The Pope tackles some concrete problems facing families and marriage today, including a mentality against having children promoted by the world politics of reproductive health. Added to this are other factors that also discourage having children such as “industrialization, the sexual revolution, the fear of overpopulation and economic problem and consumerism which may also deter people from having children, simply so couples can maintain a certain freedom and life-style.” Another factor is the weakening of faith and religious practice in some societies has an effect on families, leaving them more isolated amid their difficulties. One other factor that hard presses on family life and marriage are economic constraints and poverty, he adds. The Pope also mentions migration which has negative effects on families.

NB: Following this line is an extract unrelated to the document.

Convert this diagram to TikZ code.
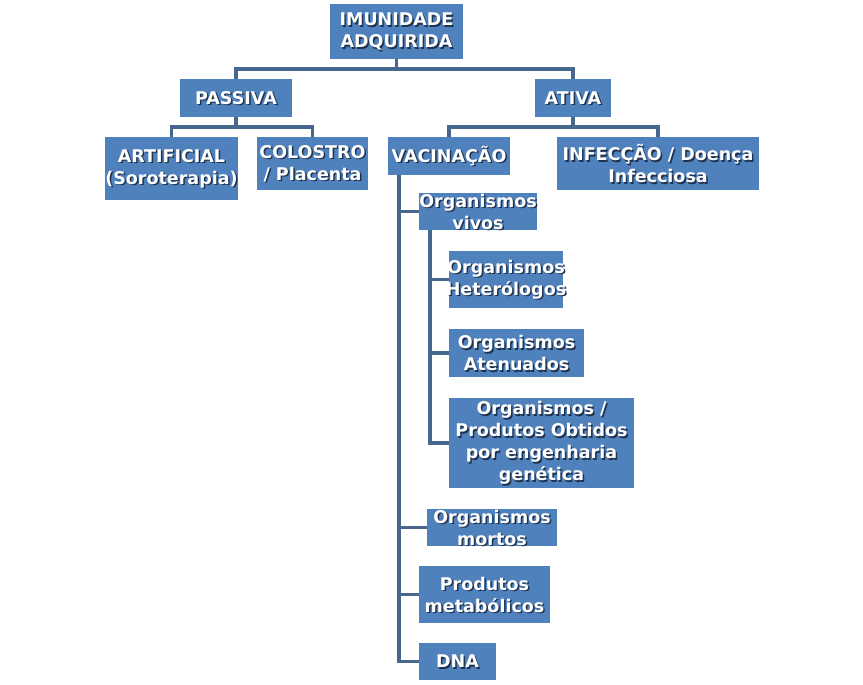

For Pope Francis, the continuing challenge is to acknowledge the great variety of family situations that can offer a certain stability, categorically stating however that de facto or same-sex unions, for example, may not simply be equated with marriage. No union that is temporary or closed to the transmission of life can ensure the future of society. He also acknowledges the decisive role played by men in family life, particularly with regard to the protection and support of their wives and children. Another challenge he mentions is posed by the various forms of an ideology of gender that “denies the difference and reciprocity in nature of a man and a woman and envisages a society without sexual differences, thereby eliminating the anthropological basis of the family. In the light of these realities, he exhorts Christians not to be trapped into wasting our energy in doleful laments, but rather seek new forms of missionary creativity, he says as the challenge to the Church, because in every situation that presents itself, “the Church is conscious of the need to offer a word of truth and hope…The great values of marriage and the Christian family correspond to a yearning that is part and parcel of human existence.”